> **Set task**
Do any lines in the data below contain "with"? If so, copy every one of them.
----- Available data -----
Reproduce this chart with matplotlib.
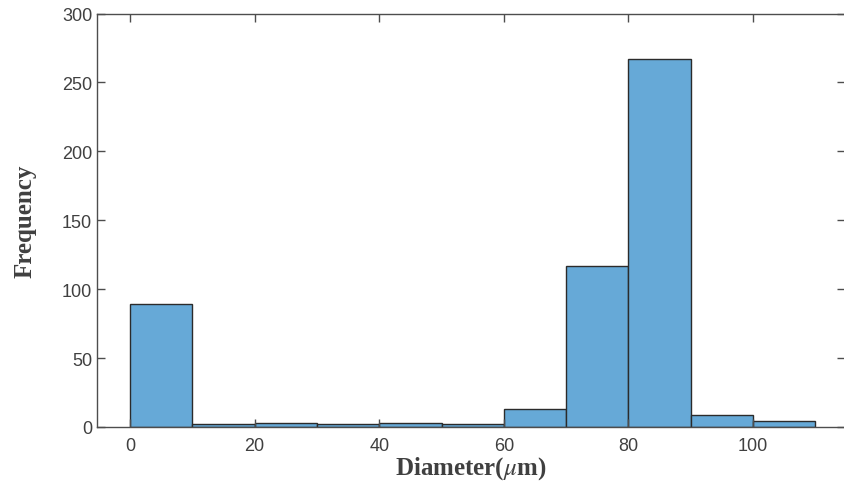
import numpy as np
import matplotlib.pyplot as plt

# Histogram counts (bin width 10 um)
bin_edges = [0, 10, 20, 30, 40, 50, 60, 70, 80, 90, 100, 110]
counts = [89, 2, 3, 2, 3, 2, 13, 117, 267, 9, 4]
x_ticks = [0, 20, 40, 60, 80, 100]
y_ticks = [0, 50, 100, 150, 200, 250, 300]

axis_color = "#4d4d4d"
plt.rcParams["mathtext.fontset"] = "stix"

fig = plt.figure(figsize = (8.44, 4.85), dpi = 100)
ax = fig.add_axes([97 / 844, 1 - 428 / 485, 748 / 844, (428 - 14.5) / 485])

lefts = np.array(bin_edges[:-1])
widths = np.diff(bin_edges)
ax.bar(lefts, counts, width = widths, align = "edge", color = "#66a9d7",
       edgecolor = "#2b2b2b", linewidth = 1.0)

ax.set_xlim(-5.3, 114.75)
ax.set_ylim(0, 300)
ax.set_xticks(x_ticks)
ax.set_yticks(y_ticks)

for s in ax.spines.values():
    s.set_color(axis_color)
    s.set_linewidth(1.0)
ax.tick_params(direction = "in", length = 6, width = 1.0, color = axis_color,
               top = True, right = True, labelcolor = "#404040", labelsize = 13)
for lab in ax.get_xticklabels() + ax.get_yticklabels():
    lab.set_family("Liberation Sans")
ax.tick_params(axis = "x", pad = 7)

ax.set_xlabel(r"Diameter($\mu$m)", family = "Liberation Serif", fontweight = "bold",
              fontsize = 18, color = "#404040", labelpad = 0)
ax.set_ylabel("Frequency", family = "Liberation Serif", fontweight = "bold",
              fontsize = 18, color = "#404040", labelpad = 18)

fig.savefig("out.png", dpi = 100)
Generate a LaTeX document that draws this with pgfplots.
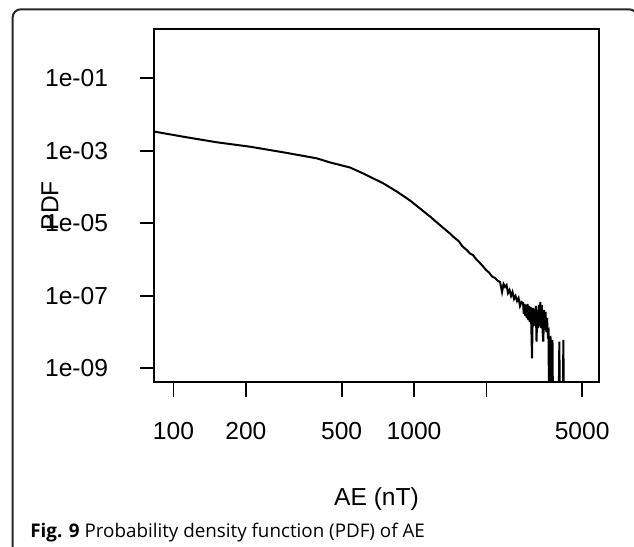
\documentclass[border=0pt]{standalone}
\usepackage{fontspec}
\setmainfont{Liberation Sans}
\newfontfamily\capfont{Open Sans}
\usepackage{pgfplots}
\pgfplotsset{compat=1.18}

\pgfplotstableread{
x y
83.8 3.34e-3
109.8 2.43e-3
151.2 1.71e-3
208.0 1.29e-3
286.1 9.03e-4
393.9 6.17e-4
447.5 4.75e-4
541.9 3.44e-4
615.5 2.35e-4
745.2 1.26e-4
847.6 7.5e-5
962.4 4.24e-5
1166 1.53e-5
1324 7.40e-6
1411 5.21e-6
1453 4.31e-6
1495 3.68e-6
1539 3.14e-6
1584 2.36e-6
1656 1.83e-6
1710 1.46e-6
1759 1.33e-6
1811 1.03e-6
1864 8.53e-7
1942 6.33e-7
1993 5.14e-7
2051 4.38e-7
2110 3.40e-7
2172 3.09e-7
2235 2.56e-7
2279 2.40e-7
2323 1.27e-7
2356 2.11e-7
2390 1.75e-7
2425 1.98e-7
2460 1.19e-7
2496 1.44e-7
2532 9.86e-8
2568 1.27e-7
2606 8.15e-8
2643 9.86e-8
2682 7.18e-8
2720 8.69e-8
2759 5.23e-8
2799 6.74e-8
2840 6.32e-8
2860 3.15e-8
2881 5.94e-8
2902 2.77e-8
2923 5.57e-8
2944 2.44e-8
2965 5.94e-8
2986 2.15e-8
3008 5.23e-8
3029 1.89e-8
3051 4.91e-8
3073 1.66e-8
3095 1.89e-9
3118 4.60e-8
3140 1.46e-8
3163 4.32e-8
3186 1.56e-8
3209 5.23e-8
3232 5.42e-9
3255 4.06e-8
3279 1.29e-8
3302 5.57e-8
3326 1.46e-8
3350 6.74e-8
3374 1.29e-8
3399 5.57e-8
3423 1.14e-8
3448 5.42e-9
3473 4.06e-8
3498 1.14e-8
3523 3.57e-8
3549 1.00e-8
3574 2.44e-8
3600 8.82e-9
3625 1.00e-8
3660 1e-12
3694 7.78e-9
3731 1e-12
3765 6.04e-9
3802 1e-12
3970 1e-12
4020 5.42e-9
4067 1e-12
4145 1e-12
4177 6.04e-9
4226 1e-12
}\pdfdata

\begin{document}
\begin{tikzpicture}[x=0.5pt,y=0.5pt]
\useasboundingbox (0,0) rectangle (634,547);
\begin{scope}
\clip (0,0) rectangle (634,547);
\draw[line width=1pt, black!85, rounded corners=4pt] (12.7,-10) -- (12.7,537.7) -- (637,537.7) -- (637,-10);
\end{scope}
\node[anchor=base west, inner sep=0pt, font=\capfont\fontsize{9.4}{11}\selectfont] at (30,9.7)
  {\textbf{Fig. 9} Probability density function (PDF) of AE};

\begin{axis}[
  at={(77pt,82.35pt)}, anchor=south west,
  scale only axis, width=222.5pt, height=176.5pt,
  xmode=log, ymode=log,
  xmin=82.97, xmax=5877, ymin=4.115e-10, ymax=2.225,
  axis line style={line width=0.9pt},
  every tick/.style={black, line width=0.9pt},
  tick align=outside, tick pos=left,
  major tick length=7.15pt,
  xminorticks=false, yminorticks=false,
  xtick={100,200,500,1000,2000,5000},
  xticklabels={100,200,500,1000,,5000},
  ytick={1e-9,1e-7,1e-5,1e-3,1e-1},
  yticklabels={1e-09,1e-07,1e-05,1e-03,1e-01},
  tick label style={font=\fontsize{12.3}{14}\selectfont, inner sep=0pt},
  yticklabel style={anchor=east, xshift=-15.65pt},
  xticklabel style={anchor=north, yshift=-12.85pt},
  label style={font=\fontsize{12.3}{14}\selectfont, inner sep=0pt},
  xlabel={AE (nT)},
  xlabel style={at={(axis description cs:0.5,0)}, anchor=base, yshift=-61.55pt},
  ylabel={PDF},
  ylabel style={at={(axis description cs:0,0.5)}, anchor=center, yshift=52pt},
]
\addplot[black, line width=1pt] table[x=x, y=y] {\pdfdata};
\end{axis}
\end{tikzpicture}
\end{document}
-----
> **Solution to this task**
Reproduce this chart with matplotlib.
Generate a LaTeX document that draws this with pgfplots.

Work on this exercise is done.